Published on average once a month in an AR-specific section of the USA Today App, audiences can explore stories which are topical at the time. This has ranged from the 50th anniversary of the Apollo 11 mission, to a virtual recreation of the first slave ship to arrive in America.
Since the publication published their first AR story in July 2018, USA Today has seen significant user engagement. Its project for the Women’s World Cup attracted 200,000 views, while average time spent on last year's Oscars project was almost four minutes - standard content achieved around 90 seconds on average.
USA Today
Raymond Soto, director of emerging tech, USA Today Network, said this engagement indicates that audiences are coming around to the technology.
"That blew our minds and told us we’re heading in the right direction when it comes to interactive storytelling in AR," Soto said.
The team previously considered exploring virtual reality as a new storytelling device. But it opted for AR after Google and Apple moved to integrate AR functionality into their smartphones.

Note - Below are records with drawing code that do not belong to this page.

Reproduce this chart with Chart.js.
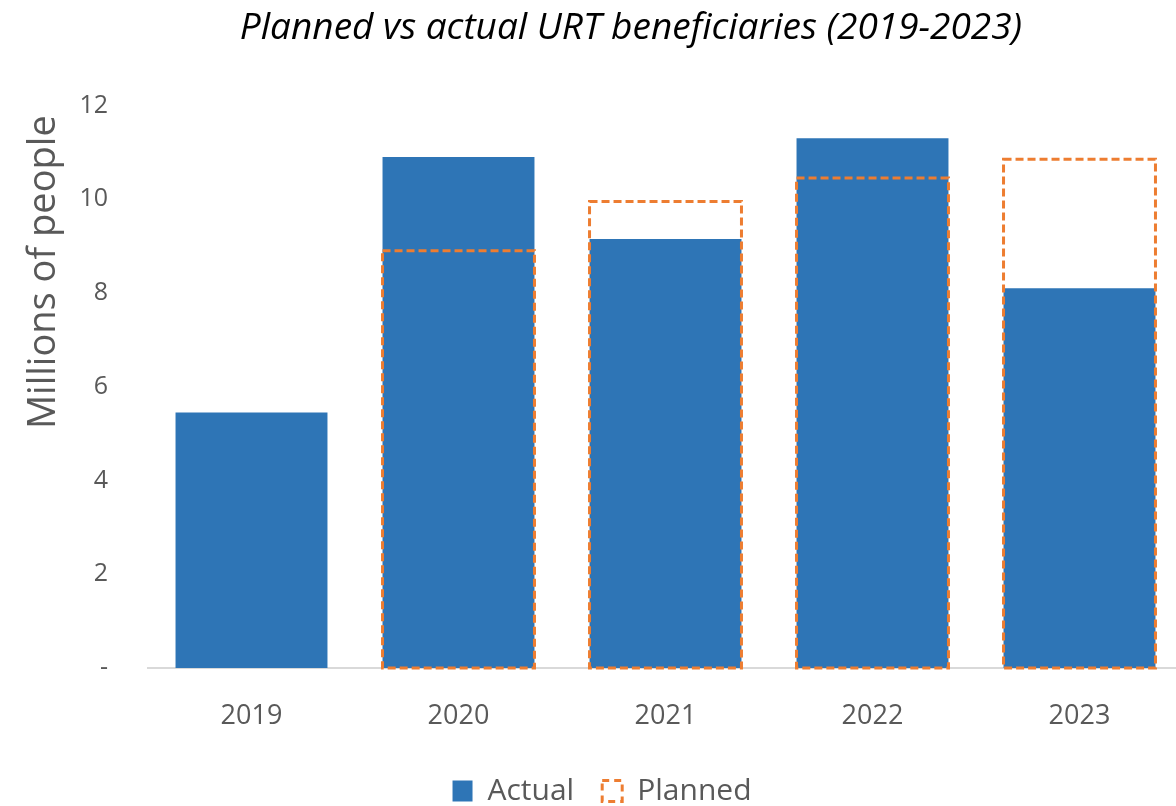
<!DOCTYPE html>
<html>
<head>
<meta charset="utf-8">
<script src="https://cdn.jsdelivr.net/npm/chart.js@4/dist/chart.umd.min.js"></script>
<style>
  html, body { margin: 0; padding: 0; background: #fff; overflow: hidden; }
  #wrap { width: 1184px; height: 806px; }
</style>
</head>
<body>
<div id="wrap"><canvas id="myChart"></canvas></div>
<script>
// data
var years = ['2019', '2020', '2021', '2022', '2023'];
var actual = [5.45, 10.9, 9.15, 11.3, 8.1];
var planned = [null, 8.9, 9.95, 10.45, 10.85];
var yTicks = [0, 2, 4, 6, 8, 10, 12];

var blue = '#2E75B6';
var orange = '#ED7D31';
var grey = '#595959';

// bar borders can't be dashed in chart.js, so stroke the planned bars here
var dashedBars = {
  id: 'dashedBars',
  afterLayout: function(chart) {
    // title sits a bit right of the canvas centre in the original
    chart.titleBlock.left += 29;
    chart.titleBlock.right += 29;
  },
  afterDatasetsDraw: function(chart) {
    var meta = chart.getDatasetMeta(1);
    var ctx = chart.ctx;
    ctx.save();
    ctx.strokeStyle = orange;
    ctx.lineWidth = 3;
    ctx.setLineDash([8, 4]);
    meta.data.forEach(function(bar, i) {
      if (planned[i] == null) return;
      var p = bar.getProps(['x', 'y', 'base', 'width'], true);
      ctx.strokeRect(p.x - p.width / 2, p.y, p.width, p.base - p.y);
    });
    ctx.restore();
  }
};

Chart.defaults.font.family = '"Open Sans", sans-serif';
Chart.defaults.color = grey;

var ctx = document.getElementById('myChart');
var myChart = new Chart(ctx, {
  type: 'bar',
  data: {
    labels: years,
    datasets: [
      {
        label: 'Actual',
        data: actual,
        backgroundColor: blue,
        borderWidth: 0,
        grouped: false,
        categoryPercentage: 1,
        barPercentage: 0.734
      },
      {
        label: 'Planned',
        data: planned,
        backgroundColor: 'rgba(0,0,0,0)',
        borderWidth: 0,
        grouped: false,
        categoryPercentage: 1,
        barPercentage: 0.734
      }
    ]
  },
  options: {
    responsive: true,
    maintainAspectRatio: false,
    animation: false,
    layout: { padding: { left: 21, right: 1, top: 6, bottom: -10 } },
    plugins: {
      title: {
        display: true,
        text: 'Planned vs actual URT beneficiaries (2019-2023)',
        color: '#000',
        font: { size: 37, style: 'italic', weight: 'normal' },
        padding: { top: 0, bottom: 55 }
      },
      legend: {
        position: 'bottom',
        labels: {
          font: { size: 30 },
          color: grey,
          boxWidth: 20,
          boxHeight: 21,
          padding: 28,
          generateLabels: function(chart) {
            return [
              { text: 'Actual', fillStyle: blue, strokeStyle: blue, lineWidth: 0, datasetIndex: 0, fontColor: grey },
              { text: 'Planned', fillStyle: '#fff', strokeStyle: orange, lineWidth: 3, lineDash: [7, 5], datasetIndex: 1, fontColor: grey }
            ];
          }
        }
      },
      tooltip: { enabled: false }
    },
    scales: {
      x: {
        afterFit: function(axis) {
          axis.height = 80;
        },
        grid: { display: false, drawTicks: false },
        border: { display: true, color: '#D9D9D9', width: 2 },
        ticks: { font: { size: 27 }, color: grey, padding: 32 }
      },
      y: {
        min: 0,
        max: 12,
        afterBuildTicks: function(axis) {
          axis.ticks = yTicks.map(function(v) { return { value: v }; });
        },
        afterFit: function(axis) {
          axis.width = 127;
        },
        grid: { display: false, drawTicks: false },
        border: { display: false },
        ticks: {
          font: { size: 25 },
          color: grey,
          padding: 40,
          callback: function(v) { return v === 0 ? '-' : v; }
        },
        title: {
          display: true,
          text: 'Millions of people ',
          align: 'end',
          color: grey,
          font: { size: 38 },
          padding: { top: 0, bottom: 0 }
        }
      }
    }
  },
  plugins: [dashedBars]
});
</script>
</body>
</html>
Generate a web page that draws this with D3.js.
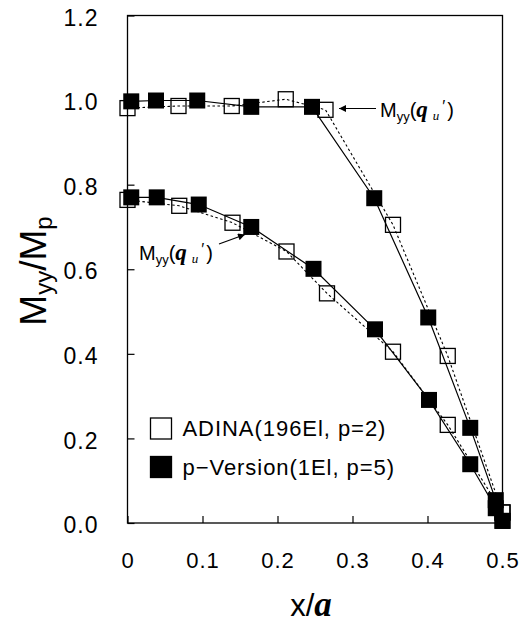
<!DOCTYPE html>
<html>
<head>
<meta charset="utf-8">
<script src="https://cdn.jsdelivr.net/npm/d3@7"></script>
<style>
  html, body { margin: 0; padding: 0; background: #fff; }
  svg { display: block; }
</style>
</head>
<body>
<div id="chart"></div>
<script>
// Bending moment ratio Myy/Mp along x/a, two load cases, two solutions
const xTicks = [0, 0.1, 0.2, 0.3, 0.4, 0.5];
const yTicks = [0, 0.2, 0.4, 0.6, 0.8, 1.0, 1.2];

// ADINA (196 elements, p=2) – open squares, dotted lines
const adinaUpperX = [0.0, 0.068, 0.139, 0.211, 0.264, 0.354, 0.427, 0.5];
const adinaUpperY = [0.981, 0.986, 0.986, 1.002, 0.977, 0.705, 0.395, 0.025];
const adinaLowerX = [0.0, 0.069, 0.140, 0.212, 0.266, 0.354, 0.427, 0.5];
const adinaLowerY = [0.764, 0.750, 0.710, 0.642, 0.543, 0.405, 0.232, 0.025];

// p-Version (1 element, p=5) – filled squares, solid lines
const pverUpperX = [0.005, 0.038, 0.093, 0.165, 0.246, 0.329, 0.401, 0.457, 0.491, 0.5];
const pverUpperY = [0.997, 0.999, 0.999, 0.984, 0.984, 0.768, 0.486, 0.225, 0.054, 0.005];
const pverLowerX = [0.005, 0.039, 0.095, 0.165, 0.248, 0.330, 0.402, 0.457, 0.491, 0.5];
const pverLowerY = [0.770, 0.770, 0.753, 0.700, 0.601, 0.458, 0.291, 0.139, 0.035, 0.005];

const legendLabels = ["ADINA(196El, p=2)", "p\u2212Version(1El, p=5)"];

const W = 531, H = 623;
const svg = d3.select("#chart").append("svg").attr("width", W).attr("height", H);

const x = d3.scaleLinear().domain([0, 0.5]).range([127.5, 502.5]);
const y = d3.scaleLinear().domain([0, 1.2]).range([523, 15.5]);

const sans = "'Liberation Sans', Arial, sans-serif";
const serif = "'Liberation Serif', 'Times New Roman', serif";

// axes with inward ticks
const xAxis = d3.axisBottom(x).tickValues(xTicks).tickSize(-7).tickPadding(29)
  .tickFormat(d => d === 0 ? "0" : d3.format(".1f")(d));
const yAxis = d3.axisLeft(y).tickValues(yTicks).tickSize(-7).tickPadding(29)
  .tickFormat(d3.format(".1f"));

const gx = svg.append("g").attr("transform", `translate(0,${y(0)})`).call(xAxis);
const gy = svg.append("g").attr("transform", `translate(${x(0)},0)`).call(yAxis);
[gx, gy].forEach(g => {
  g.select(".domain").remove();
  g.selectAll(".tick line").attr("stroke", "#000").attr("stroke-width", 1.2);
  g.selectAll(".tick text").attr("fill", "#000").attr("font-family", sans)
    .attr("font-size", 23).style("letter-spacing", "1px");
});
gx.selectAll(".tick text").attr("font-size", 22);
gy.selectAll(".tick text").attr("dy", "0.42em");

// plot frame
svg.append("rect")
  .attr("x", x(0)).attr("y", y(1.2))
  .attr("width", x(0.5) - x(0)).attr("height", y(0) - y(1.2))
  .attr("fill", "none").attr("stroke", "#000").attr("stroke-width", 1.3);

const zip = (xs, ys) => xs.map((v, i) => [v, ys[i]]);
const line = d3.line().x(d => x(d[0])).y(d => y(d[1]));

const adina = [zip(adinaUpperX, adinaUpperY), zip(adinaLowerX, adinaLowerY)];
const pver = [zip(pverUpperX, pverUpperY), zip(pverLowerX, pverLowerY)];

const S = 15; // marker size

// ADINA: dotted lines and open squares
adina.forEach(pts => {
  svg.append("path").attr("d", line(pts)).attr("fill", "none")
    .attr("stroke", "#000").attr("stroke-width", 1.1).attr("stroke-dasharray", "2.5,2.5");
  svg.append("g").selectAll("rect").data(pts).join("rect")
    .attr("x", d => x(d[0]) - S / 2).attr("y", d => y(d[1]) - S / 2)
    .attr("width", S).attr("height", S)
    .attr("fill", "none").attr("stroke", "#000").attr("stroke-width", 1.3);
});

// p-Version: solid lines and filled squares
pver.forEach(pts => {
  svg.append("path").attr("d", line(pts)).attr("fill", "none")
    .attr("stroke", "#000").attr("stroke-width", 1.2);
});
pver.forEach(pts => {
  svg.append("g").selectAll("rect").data(pts).join("rect")
    .attr("x", d => x(d[0]) - (S + 1) / 2).attr("y", d => y(d[1]) - (S + 1) / 2)
    .attr("width", S + 1).attr("height", S + 1).attr("fill", "#000");
});

// annotations with arrows
const defs = svg.append("defs");
defs.append("marker").attr("id", "ah").attr("viewBox", "0 0 10 10")
  .attr("refX", 10).attr("refY", 5).attr("markerWidth", 9).attr("markerHeight", 7)
  .attr("markerUnits", "userSpaceOnUse").attr("orient", "auto")
  .append("path").attr("d", "M0,0 L10,5 L0,10 z").attr("fill", "#000");

function label(tx, ty) {
  const t = svg.append("text").attr("x", tx).attr("y", ty)
    .attr("font-family", sans).attr("font-size", 20).attr("fill", "#000");
  t.append("tspan").text("M");
  t.append("tspan").attr("font-size", 13).attr("dy", 4).text("yy");
  t.append("tspan").attr("dy", -4).text("(");
  t.append("tspan").attr("font-family", serif).attr("font-style", "italic")
    .attr("font-weight", "bold").attr("font-size", 23).text("q");
  t.append("tspan").attr("font-family", serif).attr("font-style", "italic")
    .attr("font-size", 13).attr("dx", 5).attr("dy", 3).text("u");
  t.append("tspan").attr("font-size", 16).attr("dx", 3).attr("dy", -8).text("\u2032");
  t.append("tspan").attr("dy", 5).attr("dx", 2).text(")");
}
svg.append("line").attr("x1", 376).attr("y1", 108.5).attr("x2", 339).attr("y2", 108.5)
  .attr("stroke", "#000").attr("stroke-width", 1.2).attr("marker-end", "url(#ah)");
label(380, 117);
svg.append("line").attr("x1", 219).attr("y1", 244).attr("x2", 245).attr("y2", 234.5)
  .attr("stroke", "#000").attr("stroke-width", 1.2).attr("marker-end", "url(#ah)");
label(139, 260);

// legend
const lg = svg.append("g");
legendLabels.forEach((txt, i) => {
  const cy = 428.5 + i * 38.5;
  lg.append("rect").attr("x", 150.5).attr("y", cy - 10.5).attr("width", 21).attr("height", 21)
    .attr("fill", i === 0 ? "#fff" : "#000").attr("stroke", "#000").attr("stroke-width", 1.3);
  lg.append("text").attr("x", 182.5).attr("y", cy).attr("dy", "0.36em")
    .attr("font-family", sans).attr("font-size", 22).style("letter-spacing", "0.95px")
    .attr("fill", "#000").text(txt);
});

// axis titles
const xt = svg.append("text").attr("x", 311).attr("y", 616).attr("text-anchor", "middle")
  .attr("fill", "#000");
xt.append("tspan").attr("font-family", sans).attr("font-size", 31).text("x/");
xt.append("tspan").attr("font-family", serif).attr("font-style", "italic")
  .attr("font-weight", "bold").attr("font-size", 35).text("a");

const yt = svg.append("text").attr("transform", "translate(46,271) rotate(-90)")
  .attr("text-anchor", "middle").attr("font-family", sans).attr("font-size", 37).attr("fill", "#000");
yt.append("tspan").text("M");
yt.append("tspan").attr("font-size", 24).attr("dy", 6).text("yy");
yt.append("tspan").attr("dy", -6).text("/M");
yt.append("tspan").attr("font-size", 24).attr("dy", 6).text("p");
</script>
</body>
</html>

"Considering that most of our audiences consume news through mobile devices, for us it just made sense," Soto continued.
It is far from straight forward to do these AR projects however, as they require large amounts of code to pull off. Its time-scale can be hard to forecast too, as it depends on type of user experience required and the story being covered.
"For the Oscars piece we released back in February 2019, we were able to put a pipeline together that allowed us to create a fairly robust interactive within about three weeks. But then when you consider something like the Notre Dame piece, we completed it within about eight hours.
"We’ve also worked on projects that have taken several months, with long-form, deep investigative pieces."
Are these early signs that coding will be a working requirement for reporters? Soto said learning how to code could be extremely useful for journalists as new innovative ways of reporting develop.
"The fact that there’s so many new, exciting technologies that are coming around, I think it’s an opportunity for folks to really dive deep, experiment, see what works, and apply it to news for their audiences."
To that end, Soto has not pinned all his hopes on AR, and has instead spread experimentation into the use of drones for breaking news, artificial intelligence in the newsroom and natural language processing.
"What really excites us is the opportunity to explore and see what we can do with each of these technologies with the expectation that there might be a convergence of several, and that's what I think something special could come from," Soto concluded.